You could even dress the part and remind yourself you are in work-mode. That means comfortable work clothes — not pajamas. “It makes me feel awake, fresh, productive, and less slovenly,” says Kristine Servando, deputy head of Bloomberg Asia digital. “It was part of the mental trick of demarcating between work and the rest of your life.”
And remember to take breaks, refresh and recover. When you live in your office, it’s easy to overwork. Log off when you’re supposed to. And resist the urge to come back to your computer after dinner.
Separate Work Zones From Relaxing Zones
When you work from home, it’s easy to curl up in bed with a laptop and pretend that you’re “working”.
To improve your efficiency, build a separate home office/desk just for work. This sets your brain up for enhanced productivity — your brain gets spatially wired to think of the office as the place where work happens.

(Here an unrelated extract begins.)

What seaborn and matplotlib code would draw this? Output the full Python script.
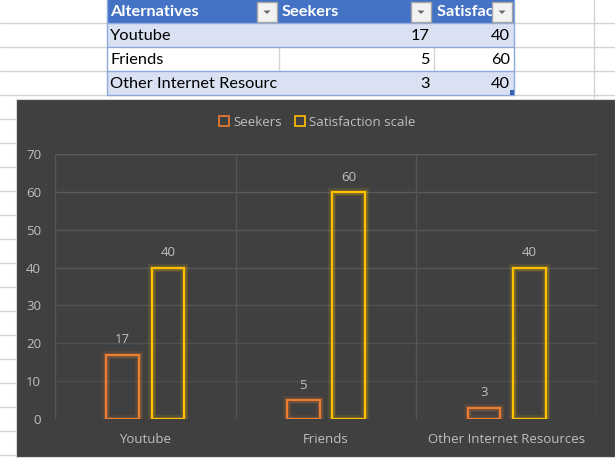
import matplotlib
matplotlib.use("Agg")
import matplotlib.pyplot as plt
import matplotlib.patheffects as pe
from matplotlib.patches import Rectangle, Polygon, Patch
from matplotlib.transforms import Bbox
import seaborn as sns
import pandas as pd

# ---------------- data ----------------
categories = ["Youtube", "Friends", "Other Internet Resources"]
seekers = [17, 5, 3]
satisfaction = [40, 60, 40]
series = ["Seekers", "Satisfaction scale"]
table_headers = ["Alternatives", "Seekers", "Satisfaction scale"]
y_ticks = [0, 10, 20, 30, 40, 50, 60, 70]

W, H = 615, 459
ORANGE = "#ED7D31"
YELLOW = "#FFC000"
TXT = "#bfbfbf"

sns.set_theme(style="white")
plt.rcParams["font.family"] = ["Open Sans", "DejaVu Sans"]
TABLE_FONT = ["Lato", "DejaVu Sans"]
TFS = 11.75

fig = plt.figure(figsize=(W / 100, H / 100), dpi=100)
fig.patch.set_facecolor("white")
bg = fig.add_axes([0, 0, 1, 1])
bg.set_xlim(0, W)
bg.set_ylim(H, 0)
bg.axis("off")


def pxbox(x0, y0, x1, y1):
    return Bbox.from_extents(x0, H - y1, x1, H - y0)


# spreadsheet grid
GRID = "#d4d4d4"
for y in range(23, H, 24):
    bg.plot([0, W], [y, y], color=GRID, lw=1, solid_capstyle="butt", zorder=1)
bg.plot([594, 594], [0, 99], color=GRID, lw=1, zorder=1)

# table
cols = [107, 279, 434, 514]
rows = [0, 23, 47, 71, 95]
bg.add_patch(Rectangle((cols[0], rows[0]), cols[-1] - cols[0], rows[1] - rows[0],
                       facecolor="#4472C4", edgecolor="none", zorder=2))
row_fill = ["#D9E1F2", "white", "#D9E1F2"]
for i, fc in enumerate(row_fill):
    bg.add_patch(Rectangle((cols[0], rows[i + 1]), cols[-1] - cols[0], rows[i + 2] - rows[i + 1],
                           facecolor=fc, edgecolor="none", zorder=2))
for x in cols[1:3]:
    bg.plot([x, x], [rows[2], rows[3]], color=GRID, lw=1, zorder=3)
for y in rows[1:]:
    bg.plot([cols[0], cols[-1]], [y, y], color="#8EA9DB", lw=1, zorder=3)
for x in (cols[0], cols[-1]):
    bg.plot([x, x], [rows[0], rows[-1]], color="#8EA9DB", lw=1, zorder=3)

# header texts
hx = [110, 282, 437]
for j, h in enumerate(table_headers):
    t = bg.text(hx[j], 12, h, color="white", fontweight="bold", fontsize=TFS,
                family=TABLE_FONT, va="center", ha="left", zorder=4)
    t.set_clip_on(True)
    t.set_clip_box(pxbox(cols[j], 0, cols[j + 1], 23))
# dropdown buttons
for bx in (257, 411, 492):
    bg.add_patch(Rectangle((bx, 2), 20, 20, facecolor="#f2f2f2", edgecolor="#a6a6a6",
                           lw=1, zorder=5))
    cx = bx + 10
    bg.add_patch(Polygon([(cx - 3.5, 10.5), (cx + 3.5, 10.5), (cx, 14)], closed=True,
                         facecolor="#6a6a6a", edgecolor="none", zorder=6))
# body texts
for i, cat in enumerate(categories):
    yc = (rows[i + 1] + rows[i + 2]) / 2 + 0.5
    t = bg.text(110, yc, cat, color="black", fontsize=TFS, family=TABLE_FONT,
                va="center", ha="left", zorder=4)
    t.set_clip_on(True)
    t.set_clip_box(pxbox(cols[0], rows[i + 1], cols[1] - 1, rows[i + 2]))
    bg.text(430, yc, str(seekers[i]), color="black", fontsize=TFS, family=TABLE_FONT,
            va="center", ha="right", zorder=4)
    bg.text(510, yc, str(satisfaction[i]), color="black", fontsize=TFS, family=TABLE_FONT,
            va="center", ha="right", zorder=4)
bg.add_patch(Rectangle((510, 90), 4, 5, facecolor="#3a5fb0", edgecolor="none", zorder=6))

# chart area
bg.add_patch(Rectangle((16, 99), W - 16, 457 - 99, facecolor="#404040",
                       edgecolor="#d9d9d9", lw=0.8, zorder=7))

# ---------------- bar chart ----------------
L, R, T, B = 55, 597, 154, 419
ax = fig.add_axes([L / W, 1 - B / H, (R - L) / W, (B - T) / H])
ax.set_zorder(10)
ax.set_facecolor("none")

df = pd.DataFrame({
    "Alternative": categories * 2,
    "Series": [series[0]] * len(categories) + [series[1]] * len(categories),
    "Value": seekers + satisfaction,
})
sns.barplot(data=df, x="Alternative", y="Value", hue="Series", hue_order=series,
            palette=[ORANGE, YELLOW], fill=False, width=0.5, gap=0.28,
            linewidth=1.5, errorbar=None, legend=False, ax=ax)

ax.set_xlim(-0.5, 2.5)
ax.set_ylim(0, 70)
ax.set_yticks(y_ticks)
ax.set_xlabel("")
ax.set_ylabel("")
for s in ax.spines.values():
    s.set_visible(False)

grid_cols = ["#474747", "#4c4c4c", "#505050", "#535353", "#565656", "#585858", "#5a5a5a", "#5c5c5c"]
for v, gc in zip(y_ticks, grid_cols):
    if v == 0:
        continue
    ax.axhline(v, color=gc, lw=1, zorder=0)
for xv in (-0.5, 0.5, 1.5, 2.5):
    ax.axvline(xv, color="#555555", lw=1, zorder=0)

FS = 9.5
ax.tick_params(axis="both", length=0, colors=TXT, labelsize=FS)
ax.tick_params(axis="y", pad=10)
ax.tick_params(axis="x", pad=10)

for patch in ax.patches:
    ec = patch.get_edgecolor()
    patch.set_path_effects([
        pe.Stroke(linewidth=6, foreground=ec, alpha=0.10),
        pe.Stroke(linewidth=3.5, foreground=ec, alpha=0.22),
        pe.Normal(),
    ])

for cont in ax.containers:
    ax.bar_label(cont, padding=6, color=TXT, fontsize=FS)

handles = [Patch(facecolor="none", edgecolor=c, lw=1.2, label=s)
           for c, s in zip([ORANGE, YELLOW], series)]
fig.legend(handles=handles, loc="center", bbox_to_anchor=(317 / W, 1 - 122 / H),
           ncol=2, frameon=False, handlelength=0.75, handleheight=0.75,
           handletextpad=0.3, columnspacing=1.0, labelcolor=TXT, fontsize=FS)

fig.savefig("out.png", dpi=100, facecolor="white")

“By working in the same space each day, your brain starts to associate that spot with working. If you work in a different spot every day, your brain has to retrain itself every day to get work done in that spot,” says Martin.
Cancel Noise For Focus
The closest thing to magic for your money when working remotely is noise-canceling technology. I bought my first pair of noise-canceling headphones years ago. And I’ve never regretted the decision.

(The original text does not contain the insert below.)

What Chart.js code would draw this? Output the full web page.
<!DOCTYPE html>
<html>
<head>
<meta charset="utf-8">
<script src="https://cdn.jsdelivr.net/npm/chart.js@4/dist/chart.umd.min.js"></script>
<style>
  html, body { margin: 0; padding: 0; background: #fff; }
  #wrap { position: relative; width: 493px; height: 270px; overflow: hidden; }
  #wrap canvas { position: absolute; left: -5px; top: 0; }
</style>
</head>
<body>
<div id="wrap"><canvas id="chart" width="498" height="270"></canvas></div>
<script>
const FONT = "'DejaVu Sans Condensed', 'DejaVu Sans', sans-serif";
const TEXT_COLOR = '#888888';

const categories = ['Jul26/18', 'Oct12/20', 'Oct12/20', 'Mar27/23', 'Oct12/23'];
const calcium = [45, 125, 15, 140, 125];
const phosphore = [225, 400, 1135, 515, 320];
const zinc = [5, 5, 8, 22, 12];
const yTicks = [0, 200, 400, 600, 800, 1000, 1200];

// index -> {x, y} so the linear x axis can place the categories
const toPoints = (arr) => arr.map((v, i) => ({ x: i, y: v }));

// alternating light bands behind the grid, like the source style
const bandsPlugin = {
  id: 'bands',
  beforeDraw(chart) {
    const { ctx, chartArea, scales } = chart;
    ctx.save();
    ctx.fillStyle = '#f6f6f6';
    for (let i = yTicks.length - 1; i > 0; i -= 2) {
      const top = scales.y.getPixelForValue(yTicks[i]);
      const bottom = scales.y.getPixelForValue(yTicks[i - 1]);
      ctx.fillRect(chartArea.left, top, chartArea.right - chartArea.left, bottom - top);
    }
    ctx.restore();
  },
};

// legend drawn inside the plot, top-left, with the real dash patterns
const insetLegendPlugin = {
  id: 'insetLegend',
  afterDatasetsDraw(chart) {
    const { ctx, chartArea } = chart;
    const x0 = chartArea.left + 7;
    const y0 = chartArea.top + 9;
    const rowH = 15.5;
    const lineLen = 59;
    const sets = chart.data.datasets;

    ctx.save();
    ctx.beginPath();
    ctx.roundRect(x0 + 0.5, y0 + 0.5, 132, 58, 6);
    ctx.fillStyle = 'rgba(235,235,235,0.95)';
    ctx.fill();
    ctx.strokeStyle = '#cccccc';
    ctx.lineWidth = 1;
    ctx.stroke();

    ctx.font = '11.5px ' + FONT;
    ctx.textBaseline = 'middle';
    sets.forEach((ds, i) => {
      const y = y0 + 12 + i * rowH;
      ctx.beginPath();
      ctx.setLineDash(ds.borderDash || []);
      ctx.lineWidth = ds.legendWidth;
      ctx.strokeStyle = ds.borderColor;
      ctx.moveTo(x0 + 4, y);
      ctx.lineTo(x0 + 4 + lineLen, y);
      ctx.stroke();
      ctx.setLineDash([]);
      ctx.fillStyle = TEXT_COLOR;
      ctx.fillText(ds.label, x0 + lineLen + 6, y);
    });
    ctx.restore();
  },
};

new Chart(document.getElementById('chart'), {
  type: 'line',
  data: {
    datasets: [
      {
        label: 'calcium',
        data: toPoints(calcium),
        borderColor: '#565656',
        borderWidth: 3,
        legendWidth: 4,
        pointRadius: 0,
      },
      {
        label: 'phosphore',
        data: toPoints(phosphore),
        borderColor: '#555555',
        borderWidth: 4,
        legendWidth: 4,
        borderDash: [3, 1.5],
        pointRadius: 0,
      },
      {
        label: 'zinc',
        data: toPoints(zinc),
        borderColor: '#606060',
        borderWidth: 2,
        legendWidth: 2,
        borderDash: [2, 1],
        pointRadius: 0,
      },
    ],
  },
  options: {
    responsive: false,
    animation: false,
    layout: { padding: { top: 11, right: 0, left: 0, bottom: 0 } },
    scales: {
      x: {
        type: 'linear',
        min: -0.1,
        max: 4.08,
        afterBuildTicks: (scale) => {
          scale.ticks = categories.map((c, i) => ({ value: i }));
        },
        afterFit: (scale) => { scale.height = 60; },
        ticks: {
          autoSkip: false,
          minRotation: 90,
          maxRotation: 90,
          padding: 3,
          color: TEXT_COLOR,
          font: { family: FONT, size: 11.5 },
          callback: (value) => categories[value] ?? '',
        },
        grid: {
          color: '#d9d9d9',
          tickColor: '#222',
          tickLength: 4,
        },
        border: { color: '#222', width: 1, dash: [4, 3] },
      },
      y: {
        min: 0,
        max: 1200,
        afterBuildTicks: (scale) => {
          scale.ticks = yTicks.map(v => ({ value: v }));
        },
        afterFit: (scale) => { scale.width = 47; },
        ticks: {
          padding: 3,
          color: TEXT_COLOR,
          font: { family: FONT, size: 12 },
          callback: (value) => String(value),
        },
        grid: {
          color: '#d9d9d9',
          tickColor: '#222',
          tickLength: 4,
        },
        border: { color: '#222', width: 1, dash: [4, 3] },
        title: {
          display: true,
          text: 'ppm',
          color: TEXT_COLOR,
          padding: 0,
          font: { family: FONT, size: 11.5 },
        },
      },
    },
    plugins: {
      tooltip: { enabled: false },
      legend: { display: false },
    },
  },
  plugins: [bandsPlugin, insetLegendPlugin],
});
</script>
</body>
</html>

Working from home may expose you to sounds that become irritating or unbearable over time: traffic and street noise that penetrate through windows, the tick of a clock somewhere, etc. If you have kids, they probably would be playing close to your workspace.
Noise-canceling headphones or earbuds are great at removing those sorts of sounds almost entirely. They can also dull the sound of talking if you’re in a place in which other people (like your family or roommates) have to also function.
Combined with music, they work even better. The absence of background noise effectively enhances the music, and you can work without the distraction during your “focused” period.
Connecting with other people is needed more than ever to stay healthy, productive, happy and sane. You can hold virtual meetings, jump on a phone call, or send a friend a text. Reach out and support one another — and laugh!
“If you’re the kind of person who’ll miss your colleagues when you work from home, build opportunities for socializing into your day,” says Karen Eyre-White, a productivity coach and founder of GoDo business organization, who recommends trying to call colleagues rather than using email or Slack messaging.
Modern technology has made it insanely easy to stay connected. Use tools like Skype, Zoom, Microsoft Teams, Google Hangouts, WhatsApp, Facebook Workplace and Trello to stay connected with friends and colleagues at work. Positive social support can improve our resilience in coping with stress. Check-in with your friends, family, and neighbors regularly.
Working from home can be challenging for many people. How you choose to face that challenge won’t just determine your productivity — it will determine your mental health and even your happiness.